Now, there is a new Mustang GTD out running laps at Nurburgring, with some clear aero modifications involved. One key point of this new prototype is an aerodisc cover, a kind of lightweight wheel cover that helps deliver greater downforce, useful for better cornering. Another dive plane has been added to each side of the bumper as well.
Growing Challenges
With Ford’s earnings report incoming, Ford is facing several challenges going forward. The loss of $5 billion from the electric vehicle unit, as well as $2 billion in tariff-related losses, will clearly hurt going forward. There is also the matter of mounting repair costs in the face of recall after recall after recall.

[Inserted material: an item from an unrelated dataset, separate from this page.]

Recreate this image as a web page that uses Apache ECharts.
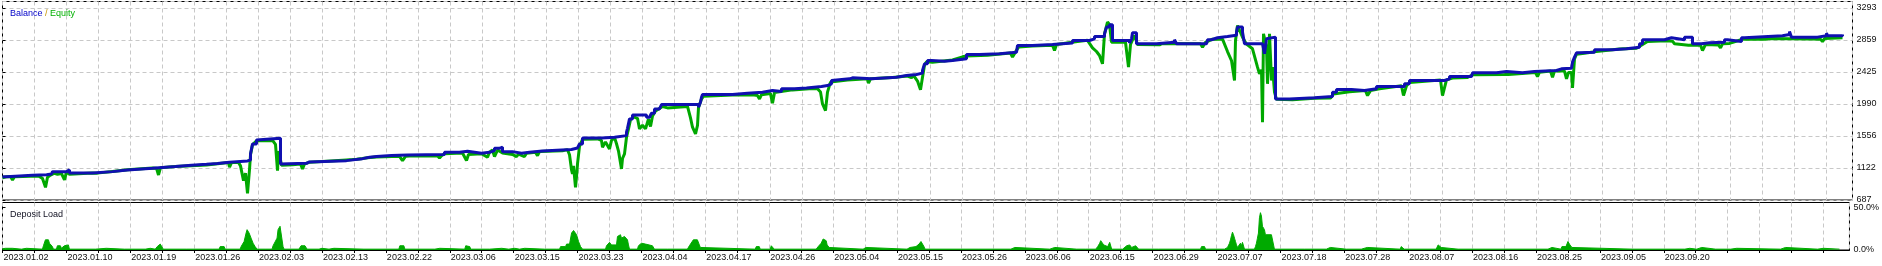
<!DOCTYPE html>
<html>
<head>
<meta charset="utf-8">
<script src="https://cdn.jsdelivr.net/npm/echarts@6/dist/echarts.min.js"></script>
<style>
html,body{margin:0;padding:0;background:#fff;}
#c{width:1882px;height:266px;}
</style>
</head>
<body>
<div id="c"></div>
<script>
// x = bar/time index (0..1850), labels every 64 bars
const dateLabels = ['2023.01.02','2023.01.10','2023.01.19','2023.01.26','2023.02.03','2023.02.13','2023.02.22','2023.03.06','2023.03.15','2023.03.23','2023.04.04','2023.04.17','2023.04.26','2023.05.04','2023.05.15','2023.05.26','2023.06.06','2023.06.15','2023.06.29','2023.07.07','2023.07.18','2023.07.28','2023.08.07','2023.08.16','2023.08.25','2023.09.05','2023.09.20'];

const balance = [
[0,1004],[4,1022],[30,1031],[44,1040],[49,1054],[50,1072],[64,1095],[67,1054],[90,1072],[110,1095],[125,1117],[150,1140],[173,1158],[189,1171],[204,1181],[215,1199],[227,1217],[245,1230],[248,1312],[250,1447],[254,1502],[255,1524],[278,1176],[280,1185],[304,1203],[307,1221],[344,1248],[360,1266],
[367,1276],[374,1289],[389,1298],[405,1325],[407,1303],[442,1334],[457,1348],[465,1321],[479,1334],[487,1357],[492,1388],[497,1402],[500,1343],[510,1321],[519,1334],[527,1352],[540,1371],[569,1393],[575,1402],[577,1447],[580,1529],[599,1538],[612,1560],[624,1606],[625,1660],[627,1787],[630,1841],[644,1809],[647,1832],[649,1864],[652,1922],[657,1945],[659,1981],[696,1945],[698,2013],[699,2081],[700,2117],[730,2135],
[745,2149],[760,2171],[770,2158],[779,2194],[792,2207],[804,2226],[819,2239],[825,2262],[829,2307],[830,2330],[847,2343],[850,2330],[869,2352],[894,2375],[904,2388],[914,2407],[920,2443],[922,2533],[925,2578],[929,2569],[942,2578],[950,2601],[964,2660],[977,2669],[997,2691],[1014,2714],[1015,2782],[1030,2795],[1050,2814],[1070,2850],[1087,2872],[1092,2904],[1102,2940],[1104,3031],[1107,3062],
[1110,2850],[1127,2814],[1129,2872],[1130,2954],[1134,2805],[1154,2827],[1172,2859],[1174,2805],[1182,2818],[1184,2805],[1204,2827],[1205,2859],[1209,2886],[1215,2904],[1225,2922],[1234,2963],[1235,3031],[1240,2963],[1242,2805],[1260,2827],[1262,2669],[1264,2872],[1265,2895],[1273,2058],[1287,2072],[1312,2090],[1330,2149],[1334,2185],[1349,2171],[1362,2194],[1374,2226],[1402,2262],[1407,2307],[1442,2330],[1447,2361],[1469,2388],[1470,2411],
[1494,2429],[1504,2411],[1520,2429],[1532,2443],[1554,2465],[1559,2474],[1569,2497],[1570,2556],[1572,2624],[1574,2682],[1577,2691],[1592,2723],[1610,2737],[1624,2759],[1637,2805],[1640,2859],[1662,2886],[1669,2859],[1682,2895],[1690,2805],[1699,2818],[1707,2827],[1722,2859],[1725,2836],[1739,2886],[1742,2913],[1780,2931],[1787,2972],[1789,2895],[1815,2913],[1824,2949],[1825,2913],[1840,2931]
];

const equity = [
[0,990],[4,1002],[8,1005],[10,960],[12,1002],[36,1012],[40,980],[43,859],[45,995],[48,1025],[52,1050],[55,1035],[57,1009],[59,1045],[62,959],[64,1068],[67,1035],[90,1052],[94,1050],[95,1027],[97,1055],[110,1075],[125,1097],[150,1120],[154,1117],[156,1027],[158,1125],[173,1140],[189,1152],[204,1162],[215,1180],[226,1195],[227,1131],[229,1195],[236,1195],[238,1150],[241,950],[243,1050],[245,778],[247,1100],[248,1300],[250,1435],[254,1490],[256,1508],[270,1495],[273,1440],[275,1086],[276,1350],[277,1300],[279,1160],[290,1165],[298,1175],[300,1108],[302,1175],[307,1200],[320,1210],[344,1230],[350,1235],[352,1208],[354,1240],[360,1250],[365,1260],
[374,1270],[397,1280],[400,1221],[403,1280],[407,1285],[435,1288],[437,1257],[439,1288],[442,1315],[460,1325],[464,1221],[466,1305],[479,1315],[485,1266],[487,1335],[490,1365],[492,1276],[495,1365],[497,1380],[500,1325],[510,1305],[514,1276],[516,1310],[522,1276],[524,1320],[533,1335],[535,1289],[537,1345],[560,1355],[565,1370],[567,1300],[569,1100],[570,1040],[571,1150],[573,859],[574,1000],[575,1176],[577,1415],[580,1510],[595,1515],[599,1495],[600,1402],[603,1475],[607,1380],[609,1495],[612,1535],[614,1450],[616,1350],[619,1108],[620,1250],[622,1312],[624,1538],[626,1650],[628,1775],[631,1815],[635,1795],[637,1651],[640,1700],[643,1651],[646,1785],[648,1683],[650,1825],[653,1895],[655,1917],[660,1955],[665,1936],[667,1960],[685,1955],[688,1800],[690,1674],[693,1583],[695,1700],[696,1940],[699,2055],[701,2095],[730,2110],
[750,2113],[755,2105],[757,2058],[759,2115],[768,2130],[770,1999],[772,2143],[790,2180],[810,2200],[815,2195],[818,2150],[820,1990],[823,1900],[825,2150],[828,2285],[845,2315],[865,2330],[866,2271],[868,2330],[890,2348],[905,2368],[909,2345],[911,2378],[913,2385],[915,2300],[918,2180],[920,2352],[922,2515],[924,2560],[930,2555],[950,2585],[960,2628],[964,2640],[985,2650],[1008,2680],[1010,2624],[1013,2695],[1016,2760],[1030,2775],[1050,2785],[1052,2714],[1054,2795],[1075,2835],[1085,2852],[1087,2827],[1090,2750],[1094,2700],[1097,2646],[1100,2533],[1102,2940],[1105,3099],[1107,3067],[1109,2827],
[1123,2825],[1125,2600],[1126,2488],[1128,2795],[1132,2918],[1135,2795],[1157,2791],[1160,2810],[1198,2805],[1200,2759],[1203,2825],[1210,2868],[1220,2868],[1222,2845],[1225,2700],[1229,2578],[1232,2307],[1233,2850],[1235,3053],[1237,3076],[1240,2895],[1244,2800],[1250,2737],[1255,2488],[1257,2397],[1259,2450],[1260,1741],[1261,2940],[1264,2759],[1265,2262],[1267,2940],[1269,2307],[1270,2488],[1272,2149],[1274,2052],[1276,2035],[1290,2045],[1312,2065],[1328,2070],[1329,2044],[1331,2125],[1347,2155],[1363,2170],[1365,2103],[1368,2170],[1377,2195],[1399,2235],[1401,2103],[1404,2235],[1407,2280],[1438,2315],[1440,2103],[1444,2315],[1450,2340],[1465,2347],[1470,2385],[1502,2387],
[1504,2361],[1506,2390],[1533,2415],[1535,2361],[1537,2420],[1548,2435],[1550,2352],[1552,2435],[1562,2435],[1564,2330],[1566,2415],[1569,2415],[1570,2207],[1572,2600],[1574,2664],[1580,2673],[1594,2700],[1617,2735],[1634,2745],[1645,2836],[1664,2845],[1670,2840],[1672,2805],[1686,2785],[1688,2782],[1692,2790],[1698,2785],[1700,2714],[1703,2795],[1716,2790],[1718,2750],[1720,2805],[1727,2810],[1740,2867],[1763,2867],[1765,2845],[1767,2875],[1805,2870],[1807,2850],[1809,2870],[1818,2865],[1820,2835],[1822,2875],[1840,2885]
];

const depositLoad = [
[0,1.5],[3,2],[10,2],[12,1],[19,1],[20,2],[24,2],[25,1],[40,1],[41,5],[43,12],[46,12],[47,8],[50,4],[51,1],[54,1],[55,5],[58,5],[59,2],[62,5],[64,7],[66,6],[67,1],[93,1],[94,2],[104,2],[105,1],[122,1],[123,2],[124,1],[143,1],[144,2],[148,2],[149,1],[153,1],[155,4],[158,7],[160,6],[161,1],[184,1],[185,2],[186,1],[210,1],[211,2],[212,1],[217,1],[218,4],[222,4],[223,1],[238,1],[239,4],[242,10],[244,20],[245,24],[247,20],[249,14],[251,8],[253,4],[255,1],[263,1],[264,2],[265,1],[270,1],[271,5],[275,14],[276,24],[278,28],[280,28],[281,4],[282,1],[297,1],[299,5],[301,7],[303,5],[305,1],[317,1],[318,2],[320,2],[321,1],[327,1],[328,2],[332,2],[333,1],[362,1],[363,2],[364,1],[397,1],[398,5],[402,5],[403,1],[433,1],[434,2],[438,2],[439,1],[463,1],[464,5],[466,7],[468,4],[469,1],[488,1],[489,2],[500,2],[501,1],[507,1],[508,2],[513,2],[514,1],[518,1],[519,2],[523,2],[524,1],[543,1],[544,2],[545,1],[555,1],[556,2],[557,1],[558,1],[559,4],[564,4],[565,7],[568,7],[570,20],[572,23],[574,22],[575,18],[577,10],[579,4],[581,1],[604,1],[605,5],[608,9],[609,8],[610,6],[615,6],[616,16],[619,18],[620,14],[623,16],[625,14],[626,12],[627,6],[628,1],[636,1],[637,5],[640,8],[644,7],[645,6],[651,5],[652,3],[653,1],[666,1],[667,2],[668,1],[686,1],[688,5],[692,12],[694,14],[696,12],[698,6],[699,3],[700,1],[754,1],[755,4],[758,4],[759,1],[769,1],[770,5],[772,4],[773,1],[815,1],[817,4],[820,8],[822,13],[825,11],[826,6],[828,3],[829,1],[862,1],[863,3],[865,3],[866,1],[906,1],[907,3],[909,3],[915,4],[918,7],[920,10],[922,8],[923,4],[924,1],[978,1],[979,2],[980,1],[1010,1],[1011,3],[1014,3],[1015,1],[1049,1],[1050,3],[1054,3],[1055,1],[1076,1],[1077,2],[1078,1],[1085,1],[1086,2],[1087,1],[1095,1],[1097,4],[1099,8],[1100,11],[1101,9],[1103,6],[1105,5],[1107,4],[1108,4],[1109,9],[1110,9],[1111,1],[1122,1],[1124,3],[1126,5],[1128,7],[1129,6],[1130,4],[1131,3],[1133,4],[1135,5],[1137,5],[1138,1],[1158,1],[1159,2],[1160,1],[1200,1],[1201,4],[1204,4],[1205,1],[1224,1],[1227,3],[1228,5],[1229,8],[1230,12],[1231,17],[1232,21],[1233,18],[1234,14],[1235,10],[1236,6],[1237,3],[1239,3],[1240,8],[1241,5],[1242,9],[1243,9],[1244,1],[1254,1],[1255,4],[1256,8],[1257,14],[1258,20],[1259,38],[1260,44],[1261,40],[1262,28],[1263,26],[1264,24],[1265,18],[1271,18],[1272,20],[1273,20],[1274,1],[1304,1],[1305,2],[1306,1],[1326,1],[1327,3],[1330,3],[1331,1],[1346,1],[1347,2],[1348,1],[1361,1],[1362,3],[1367,3],[1368,1],[1400,1],[1401,4],[1402,6],[1403,4],[1404,1],[1436,1],[1437,3],[1438,6],[1440,6],[1441,3],[1442,1],[1458,1],[1459,2],[1460,1],[1533,1],[1534,2],[1535,1],[1548,1],[1549,3],[1552,3],[1553,1],[1561,1],[1562,4],[1563,4],[1564,2],[1566,4],[1568,10],[1570,6],[1572,3],[1573,1],[1633,1],[1634,2],[1635,1],[1685,1],[1686,2],[1690,2],[1691,1],[1697,1],[1698,3],[1702,3],[1703,1],[1716,1],[1717,2],[1718,1],[1731,1],[1732,2],[1737,2],[1738,1],[1781,1],[1782,3],[1786,3],[1787,1],[1818,1],[1819,2],[1824,2],[1825,1],[1840,1]
];

const FONT = 'Liberation Sans';
const gridDash = {color:'#c8c8c8', width:1, type:[4,3]};
const chart = echarts.init(document.getElementById('c'), null, {renderer:'canvas'});
chart.setOption({
  animation:false,
  backgroundColor:'#fff',
  title:[
    {text:'{b|Balance} {s|/} {e|Equity}', left:5, top:4, textStyle:{fontFamily:FONT, fontSize:9, fontWeight:'normal', rich:{
      b:{color:'#0000c8', fontFamily:FONT, fontSize:9},
      s:{color:'#c89600', fontFamily:FONT, fontSize:9},
      e:{color:'#00b000', fontFamily:FONT, fontSize:9}}}},
    {text:'Deposit Load', left:5, top:205, textStyle:{fontFamily:FONT, fontSize:9, fontWeight:'normal', color:'#101020'}}
  ],
  grid:[
    {left:2.5, top:1.5, width:1850, height:198.5, show:true, borderColor:'#000', borderWidth:1, backgroundColor:'#fff'},
    {left:2.5, top:202.5, width:1850, height:47.5, show:true, borderColor:'#000', borderWidth:1, backgroundColor:'#fff'}
  ],
  xAxis:[
    {type:'value', gridIndex:0, min:0, max:1850, interval:32,
     axisLine:{show:false}, axisTick:{show:false}, axisLabel:{show:false},
     splitLine:{show:true, lineStyle:gridDash}},
    {type:'value', gridIndex:1, min:0, max:1850, interval:32,
     axisLine:{show:true, lineStyle:{color:'#000', width:1}},
     axisTick:{show:true, length:3, lineStyle:{color:'#000'}},
     axisLabel:{show:true, align:'left', margin:3, padding:[0,0,0,1], fontFamily:FONT, fontSize:9, color:'#101010',
       showMinLabel:true, showMaxLabel:false, hideOverlap:false,
       formatter:function(v){ if (v % 64 !== 0) return ''; const i = v/64; return i < dateLabels.length ? dateLabels[i] : ''; }},
     splitLine:{show:true, lineStyle:gridDash}}
  ],
  yAxis:[
    {type:'value', gridIndex:0, position:'right', min:687.4, max:3378, interval:434.3,
     axisLine:{show:false}, axisTick:{show:true, length:3, lineStyle:{color:'#000'}},
     axisLabel:{show:true, margin:4, fontFamily:FONT, fontSize:9, color:'#101010', showMaxLabel:false, showMinLabel:true,
       formatter:function(v){ return String(Math.round(v)); }},
     splitLine:{show:true, lineStyle:gridDash}},
    {type:'value', gridIndex:1, position:'right', min:0, max:56, interval:50,
     axisLine:{show:false}, axisTick:{show:true, length:3, lineStyle:{color:'#000'}},
     axisLabel:{show:true, margin:4, fontFamily:FONT, fontSize:9, color:'#101010', showMaxLabel:false,
       formatter:function(v){ return v.toFixed(1) + '%'; }},
     splitLine:{show:false}}
  ],
  series:[
    {name:'Equity', type:'line', xAxisIndex:0, yAxisIndex:0, data:equity, showSymbol:false, silent:true, z:2,
     lineStyle:{color:'#00a800', width:3}},
    {name:'Balance', type:'line', step:'end', xAxisIndex:0, yAxisIndex:0, data:balance, showSymbol:false, silent:true, z:3,
     lineStyle:{color:'#1010b0', width:3}},
    {name:'Deposit Load', type:'line', xAxisIndex:1, yAxisIndex:1, data:depositLoad, showSymbol:false, silent:true, z:2,
     lineStyle:{color:'#00aa00', width:1}, areaStyle:{color:'#00aa00', opacity:1}}
  ]
});
</script>
</body>
</html>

Ford also has some more potentially problematic issues lurking in the background. Its debt-to-equity ratio, reports note, stands at 3.56, which denotes a high amount of leverage in play. That by itself may not be so much of a problem, but the Altman-Z score, reports note, is a much bigger problem. Standing at 1.02, this suggests a potential risk of bankruptcy in the next two years.
Is Ford Stock a Good Buy Right Now?
Turning to Wall Street, analysts have a Hold consensus rating on F stock based on two Buys, nine Holds and two Sells assigned in the past three months, as indicated by the graphic below. After a 10.59% rally in its share price over the past year, the average F price target of $11.40 per share implies 7.24% downside risk.